Apichai W. Shipper, who "serves as the Asia Regional Chair at the Foreign Service Institute of the US Department of State," was scheduled to give a keynote speech on comparative political economic systems on Tuesday at the Chongyang Institute for Financial Studies of Renmin University of China (RDCY), according to a poster on RDCY's website.
However, the lecture was canceled that day due to "a ban from the US Embassy in China," according to a photo of a notice released by RDCY, which was uploaded online.
RDCY refused to comment on the incident when reached by the Global Times on Wednesday.
The US Embassy said in an email to the Global Times on Wednesday that "We understand that a talk was canceled due [to] the inaccuracy of the advertisement which incorrectly described Dr. Shipper as a 'senior state department official' who planned to address economic matters in a public discussion."
Wang Yiwei, a professor at Renmin University of China (RUC)'s School of International Relations, told the Global Times that he is unsure whether Shipper is a "senior state department official" in the US sense.
"But even if the description is inaccurate, a better choice is to revise the materials rather than cancel the lecture, which made the situation worse," Wang said.
Diao Daming, an assistant professor from RUC, told the Global Times that the speech's cancelation shows that "The US Embassy is very sensitive" and they worry that some US scholars may share opinions which are different from the current US government's policies toward China and may affect public opinion in the US.
Wang Yue, Vice Secretary-General of the Pangoal Institute, a Beijing-based think tank, told the Global Times that scholars from the US have visited China less frequently since last year, although no scheduled event had faced such a suspension or cancelation.
Wang Yue noted that "bilateral relations have their ups and downs. But people-to-people communication and non-official ties are more crucial in times of tensions."

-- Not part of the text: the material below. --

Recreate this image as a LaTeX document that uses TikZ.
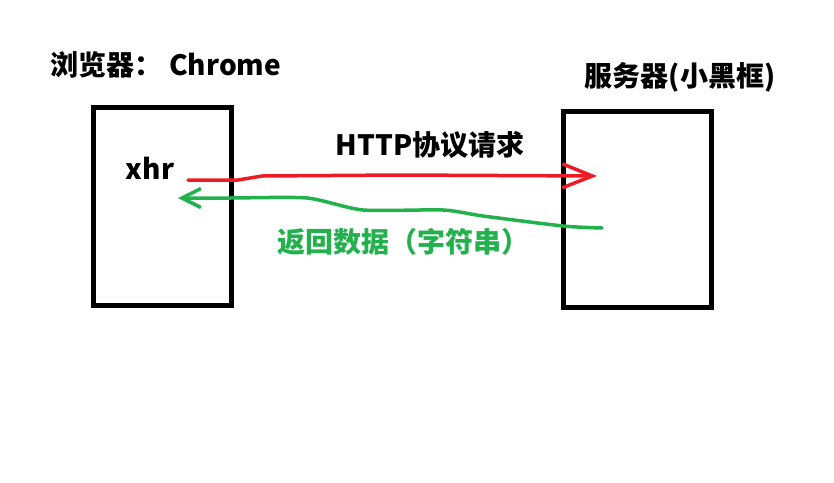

The US is also considering tightening visas for Chinese students and researchers, Reuters reported.
In response, Chinese Foreign Ministry spokesperson Geng Shuang said at a routine press conference on Wednesday that some US agencies have set up obstacles for normal bilateral cultural exchanges.
Wang Huiyao, founder and president of the Beijing-based independent think tank Center for China and Globalization, told the Global Times on Wednesday that visa bans and restrictions on scholars and students create a negative atmosphere and have a serious psychological impact, which will make Chinese people think twice before visiting the US.